*WHAT IS REQUIRED*
Nothing but the lines from the top of the data to the line holding "PE-LD/EPC', 'Binder: PE wax/EPC']" should be printed, word for word and both ends included; leave the pictures out.

*DATA BLOCK*
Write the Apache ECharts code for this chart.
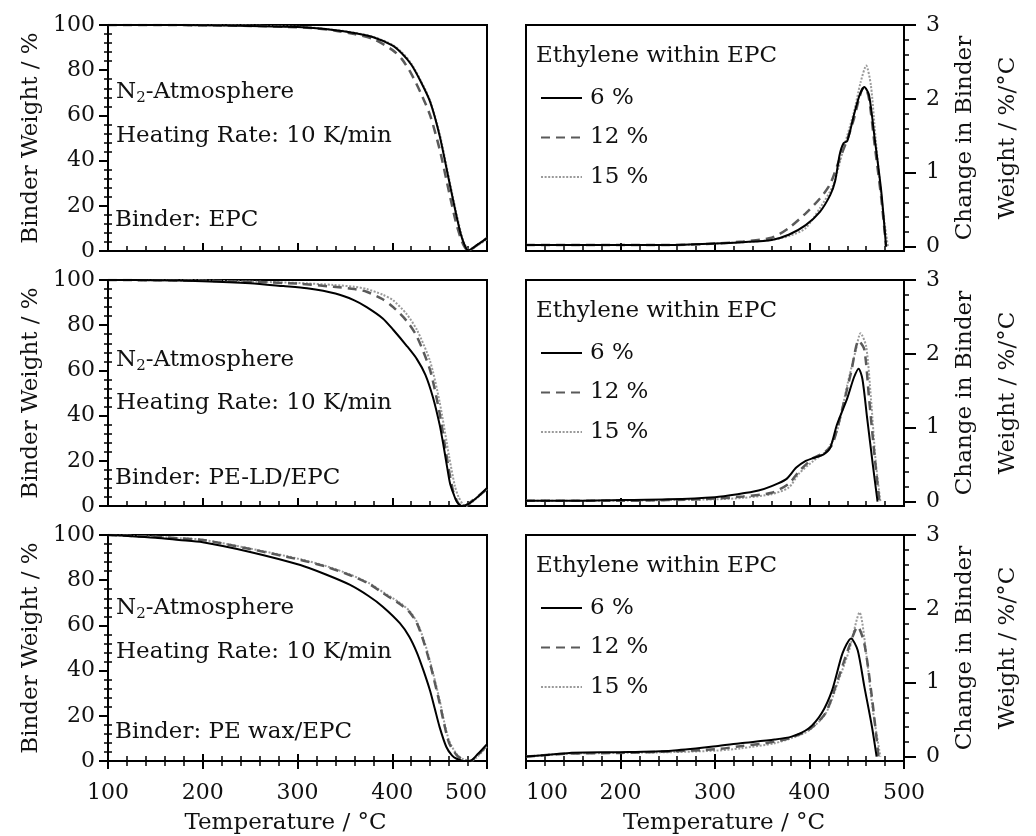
<!DOCTYPE html>
<html>
<head>
<meta charset="utf-8">
<script src="https://cdn.jsdelivr.net/npm/echarts@6/dist/echarts.min.js"></script>
<style>
  html, body { margin: 0; padding: 0; background: #fff; }
  #chart { width: 1036px; height: 836px; }
</style>
</head>
<body>
<div id="chart"></div>
<script>
// tick labels
const tempTicks = [100, 200, 300, 400, 500]
const weightTicks = [0, 20, 40, 60, 80, 100]
const rateTicks = [0, 1, 2, 3]
const rateMinorTicks = [0.2, 0.4, 0.6, 0.8, 1.2, 1.4, 1.6, 1.8, 2.2, 2.4, 2.6, 2.8]
const seriesNames = ['6 %', '12 %', '15 %']
const binderNames = ['Binder: EPC', 'Binder: PE-LD/EPC', 'Binder: PE wax/EPC']

// binder weight (%) vs temperature (°C), left column
const tgEpc6 = [[100,100],[150,100],[200,99.9],[250,99.6],[300,99.1],[320,98.6],[340,97.7],[360,96.5],[380,94.6],[400,91],[410,87.5],[420,82.5],[430,75],[440,66],[450,51],[460,31],[467,17],[472,8],[476,3],[480,0.3],[490,2.8],[500,5.7]]
const tgEpc12 = [[100,100],[150,100],[200,99.9],[250,99.6],[300,99],[320,98.5],[340,97.5],[360,96],[380,93.8],[400,89],[410,85],[420,78.5],[430,70],[440,60],[450,45],[460,26],[467,13],[472,6],[476,2],[480,0.2],[490,2.8],[500,5.7]]
const tgEpc15 = [[100,100],[150,100],[200,99.9],[250,99.7],[300,99.2],[320,98.7],[340,97.8],[360,96.6],[380,94.8],[400,91.3],[410,88],[420,83],[430,75.5],[440,66.5],[450,52],[460,32],[467,18],[472,9],[476,3.5],[481,0.3],[490,2.5],[500,5.2]]

const tgPeld6 = [[100,100],[150,99.9],[200,99.5],[250,98.6],[285,97.3],[310,96.3],[340,94],[360,91],[373,88],[390,83],[401,78],[415,71],[426,65],[435,58],[443,48],[450,36],[454,27],[458,17],[461,10],[465,5],[468,2],[473,0],[480,0.8],[490,4],[500,8]]
const tgPeld12 = [[100,100],[150,99.9],[200,99.7],[250,99.2],[300,98.4],[338,97],[360,96],[373,94.8],[390,91.5],[401,88],[415,82],[426,75],[440,60],[450,41],[457,23],[464,7],[470,1],[476,0],[485,2.5],[500,7.5]]
const tgPeld15 = [[100,100],[150,99.9],[200,99.7],[250,99.3],[300,98.7],[338,97.8],[360,97],[373,96],[390,93.5],[401,91],[415,85],[426,78],[440,64],[450,46],[460,22],[466,9],[470,4],[475,0.5],[478,0],[488,3],[500,7.5]]

const tgWax6 = [[100,100],[125,99.5],[150,98.8],[175,97.8],[200,96.8],[250,92.5],[303,86.7],[330,82.5],[355,78],[375,73],[390,68.3],[408,61],[418,55],[426,48],[433,40],[440,31],[445,23],[450,15],[457,6.3],[463,2.5],[468,1],[475,0],[482,0],[490,3],[500,7.5]]
const tgWax12 = [[100,100],[125,99.6],[150,99.2],[175,98.5],[200,97.8],[250,93.8],[303,89],[330,86],[355,82.3],[375,78.5],[390,74.3],[408,69.5],[418,66],[426,61],[433,53],[440,43],[450,25.7],[455,16],[460,8],[468,2.6],[475,0.5],[482,0],[490,2.5],[500,7]]
const tgWax15 = [[100,100],[125,99.6],[150,99.2],[175,98.6],[200,97.9],[250,94],[303,89.3],[330,86.3],[355,82.6],[375,78.8],[390,74.8],[408,70],[418,66.5],[426,61.5],[433,54],[440,44],[450,27],[455,17],[460,9],[468,3],[475,0.8],[483,0],[490,2],[500,6.5]]

// change in binder weight (%/°C) vs temperature (°C), right column
const dtgEpc6 = [[100,0.02],[150,0.02],[200,0.02],[250,0.02],[300,0.04],[330,0.06],[360,0.09],[378,0.16],[396,0.29],[411,0.47],[422,0.7],[427,0.88],[432,1.25],[436,1.4],[440,1.43],[447,1.78],[453,2.05],[458,2.16],[463,2.05],[469,1.46],[476,0.74],[481,0]]
const dtgEpc12 = [[100,0.02],[150,0.02],[200,0.02],[250,0.02],[300,0.04],[330,0.07],[360,0.12],[378,0.25],[396,0.45],[411,0.65],[422,0.85],[432,1.19],[440,1.45],[447,1.73],[452,1.98],[456,2.14],[459,2.15],[463,2.0],[469,1.37],[476,0.65],[481,0]]
const dtgEpc15 = [[100,0.02],[150,0.02],[200,0.02],[250,0.02],[300,0.04],[330,0.06],[360,0.09],[380,0.15],[396,0.25],[411,0.52],[425,0.83],[436,1.33],[447,1.82],[454,2.22],[460,2.45],[465,2.18],[470,1.46],[477,0.56],[483,0]]

const dtgPeld6 = [[100,0.01],[150,0.01],[200,0.02],[250,0.03],[300,0.06],[324,0.1],[346,0.15],[360,0.21],[375,0.3],[386,0.46],[396,0.55],[404,0.59],[415,0.64],[422,0.73],[429,1.04],[440,1.4],[447,1.68],[452,1.8],[456,1.66],[461,1.13],[467,0.5],[472,0]]
const dtgPeld12 = [[100,0.01],[150,0.01],[200,0.01],[250,0.02],[300,0.04],[330,0.07],[360,0.12],[378,0.24],[389,0.41],[404,0.59],[415,0.66],[424,0.77],[433,1.17],[444,1.75],[452,2.18],[458,2.06],[463,1.4],[469,0.6],[474,0]]
const dtgPeld15 = [[100,0.01],[150,0.01],[200,0.01],[250,0.02],[300,0.03],[330,0.05],[360,0.1],[378,0.19],[389,0.38],[404,0.55],[418,0.69],[429,0.95],[440,1.58],[449,2.05],[454,2.28],[460,2.1],[465,1.4],[470,0.55],[475,0]]

const dtgWax6 = [[100,0],[121,0.02],[146,0.05],[200,0.06],[254,0.08],[301,0.14],[327,0.18],[363,0.23],[381,0.27],[399,0.38],[413,0.59],[424,0.9],[435,1.4],[444,1.6],[451,1.44],[458,0.95],[466,0.41],[471,0]]
const dtgWax12 = [[100,0],[121,0.02],[146,0.04],[200,0.05],[254,0.07],[301,0.1],[327,0.14],[363,0.2],[381,0.26],[399,0.36],[417,0.59],[431,1.08],[442,1.49],[451,1.76],[458,1.53],[466,0.81],[473,0]]
const dtgWax15 = [[100,0],[121,0.02],[146,0.04],[200,0.05],[254,0.06],[301,0.08],[327,0.11],[363,0.18],[381,0.25],[399,0.35],[417,0.58],[431,1.04],[442,1.44],[453,1.95],[460,1.4],[467,0.63],[475,0]]

const tgData = [[tgEpc6, tgEpc12, tgEpc15], [tgPeld6, tgPeld12, tgPeld15], [tgWax6, tgWax12, tgWax15]]
const dtgData = [[dtgEpc6, dtgEpc12, dtgEpc15], [dtgPeld6, dtgPeld12, dtgPeld15], [dtgWax6, dtgWax12, dtgWax15]]

const FONT = 'DejaVu Serif'
const rowTops = [25, 280, 535]
const rowHeight = 226
const lineStyles = [
  { color: '#000', width: 2, type: 'solid' },
  { color: '#5a5a5a', width: 2.5, type: [9, 6] },
  { color: '#9a9a9a', width: 2, type: [2, 1.6] }
]
// y offsets (from top of panel) for the annotations in the left column
const noteOffsets = [[67, 111, 195], [80, 123, 198], [73, 117, 197]]

const chart = echarts.init(document.getElementById('chart'), null, { renderer: 'canvas' })

const grids = []
const xAxes = []
const yAxes = []
const series = []
const legends = []
const graphics = []

const labelStyle = { fontFamily: FONT, fontSize: 22, color: '#111' }
const blackLine = { color: '#000', width: 2 }

function addGrid(left, top, width) {
  grids.push({
    left: left, top: top, width: width, height: rowHeight,
    outerBoundsMode: 'none', containLabel: false,
    show: true, borderColor: '#000', borderWidth: 2, backgroundColor: 'transparent'
  })
  return grids.length - 1
}

function addXAxis(grid, isBottom, alignMin) {
  const idx = xAxes.length
  xAxes.push({
    gridIndex: grid, type: 'value', min: 100, max: 500, interval: 100,
    name: isBottom ? 'Temperature / °C' : '',
    nameLocation: 'middle', nameGap: 49,
    nameTextStyle: {
      fontFamily: FONT, fontSize: 23, color: '#111', lineHeight: 26,
      padding: alignMin === 'left' ? [0, 0, 0, 18] : [0, 24, 0, 0]
    },
    axisLine: { onZero: false, lineStyle: blackLine },
    axisTick: { inside: !isBottom, length: 8, lineStyle: blackLine },
    minorTick: { show: true, splitNumber: 5, length: 5, lineStyle: { color: '#000', width: 1.5 } },
    axisLabel: Object.assign({ show: isBottom, margin: 21, alignMinLabel: alignMin, alignMaxLabel: alignMin === 'left' ? 'center' : 'right' }, labelStyle),
    splitLine: { show: false }
  })
  if (isBottom) {
    // second copy so the ticks cross the bottom axis line
    xAxes.push({
      gridIndex: grid, type: 'value', min: 100, max: 500, interval: 100, position: 'bottom',
      axisLine: { show: false, onZero: false },
      axisTick: { inside: true, length: 7, lineStyle: blackLine },
      minorTick: { show: true, splitNumber: 5, length: 5, lineStyle: { color: '#000', width: 1.5 } },
      axisLabel: { show: false },
      splitLine: { show: false }
    })
  }
  return idx
}

rowTops.forEach((top, r) => {
  const isBottom = r === 2
  // left column: binder weight
  const gL = addGrid(108, top, 379)
  const xL = addXAxis(gL, isBottom, 'center')
  const yL = yAxes.length
  yAxes.push({
    gridIndex: gL, type: 'value', position: 'left', min: 0, max: 100, interval: 20,
    name: 'Binder Weight / %', nameLocation: 'middle', nameRotate: 90, nameGap: 65,
    nameTextStyle: { fontFamily: FONT, fontSize: 23, color: '#111' },
    axisLine: { onZero: false, lineStyle: blackLine },
    axisTick: { length: 9, lineStyle: blackLine },
    minorTick: { show: true, splitNumber: 5, length: 4, lineStyle: { color: '#000', width: 1.5 } },
    axisLabel: Object.assign({ margin: 13 }, labelStyle),
    splitLine: { show: false }
  })
  yAxes.push({
    gridIndex: gL, type: 'value', position: 'left', min: 0, max: 100, interval: 20,
    axisLine: { show: false, onZero: false },
    axisTick: { show: false, inside: true },
    minorTick: { show: true, splitNumber: 5, length: 4, lineStyle: { color: '#000', width: 1.5 } },
    axisLabel: { show: false },
    splitLine: { show: false }
  })
  tgData[r].forEach((d, k) => {
    series.push({
      name: seriesNames[k], type: 'line', xAxisIndex: xL, yAxisIndex: yL,
      data: d, symbol: 'none', smooth: 0.25, lineStyle: lineStyles[k],
      itemStyle: { color: lineStyles[k].color }, z: 3 - k
    })
  })

  // right column: rate of change
  const gR = addGrid(526, top, 378)
  const xR = addXAxis(gR, isBottom, 'left')
  const yR = yAxes.length
  yAxes.push({
    gridIndex: gR, type: 'value', position: 'right', min: -0.06, max: 3,
    name: 'Change in Binder\nWeight / %/°C', nameLocation: 'middle', nameRotate: 90, nameGap: 36,
    nameTextStyle: { fontFamily: FONT, fontSize: 23, color: '#111', lineHeight: 43 },
    axisLine: { onZero: false, lineStyle: blackLine },
    axisTick: { length: 12, customValues: rateTicks, lineStyle: blackLine },
    axisLabel: Object.assign({ margin: 22, customValues: rateTicks }, labelStyle),
    splitLine: { show: false }
  })
  yAxes.push({
    gridIndex: gR, type: 'value', position: 'right', min: -0.06, max: 3,
    axisLine: { show: false, onZero: false },
    axisTick: { length: 5, customValues: rateMinorTicks, lineStyle: { color: '#000', width: 1.5 } },
    axisLabel: { show: false },
    splitLine: { show: false }
  })
  dtgData[r].forEach((d, k) => {
    series.push({
      name: seriesNames[k], type: 'line', xAxisIndex: xR, yAxisIndex: yR,
      data: d, symbol: 'none', smooth: 0.25, lineStyle: lineStyles[k],
      itemStyle: { color: lineStyles[k].color }, z: 3 - k
    })
  })

  legends.push({
    data: seriesNames, orient: 'vertical', left: 535, top: top + 56,
    itemWidth: 41, itemHeight: 14, itemGap: 15.5, selectedMode: false,
    itemStyle: { opacity: 0 },
    textStyle: { fontFamily: FONT, fontSize: 23, color: '#111', lineHeight: 24, padding: [0, 0, 0, 3] }
  })

  // annotations
  const off = noteOffsets[r]
  const textStyle = { fontFamily: FONT, fontSize: 23, fill: '#111', verticalAlign: 'middle' }
  graphics.push({
    type: 'text', style: Object.assign({
      x: 116, y: top + off[0], text: '{a|N}{s|2}{a|-Atmosphere}',
      rich: { a: { fontFamily: FONT, fontSize: 23, fill: '#111' }, s: { fontFamily: FONT, fontSize: 15, fill: '#111', padding: [13, 0, 0, 0] } }
    }, textStyle)
  })
  graphics.push({ type: 'text', style: Object.assign({ x: 116, y: top + off[1], text: 'Heating Rate: 10 K/min' }, textStyle) })
  graphics.push({ type: 'text', style: Object.assign({ x: 115, y: top + off[2], text: binderNames[r] }, textStyle) })
  graphics.push({ type: 'text', style: Object.assign({ x: 536, y: top + 31, text: 'Ethylene within EPC' }, textStyle) })
})

chart.setOption({
  animation: false,
  backgroundColor: '#fff',
  grid: grids,
  xAxis: xAxes,
  yAxis: yAxes,
  legend: legends,
  graphic: graphics,
  series: series
})
</script>
</body>
</html>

*SOLUTION FOR THIS TASK*
Write the Apache ECharts code for this chart.
<!DOCTYPE html>
<html>
<head>
<meta charset="utf-8">
<script src="https://cdn.jsdelivr.net/npm/echarts@6/dist/echarts.min.js"></script>
<style>
  html, body { margin: 0; padding: 0; background: #fff; }
  #chart { width: 1036px; height: 836px; }
</style>
</head>
<body>
<div id="chart"></div>
<script>
// tick labels
const tempTicks = [100, 200, 300, 400, 500]
const weightTicks = [0, 20, 40, 60, 80, 100]
const rateTicks = [0, 1, 2, 3]
const rateMinorTicks = [0.2, 0.4, 0.6, 0.8, 1.2, 1.4, 1.6, 1.8, 2.2, 2.4, 2.6, 2.8]
const seriesNames = ['6 %', '12 %', '15 %']
const binderNames = ['Binder: EPC', 'Binder: PE-LD/EPC', 'Binder: PE wax/EPC']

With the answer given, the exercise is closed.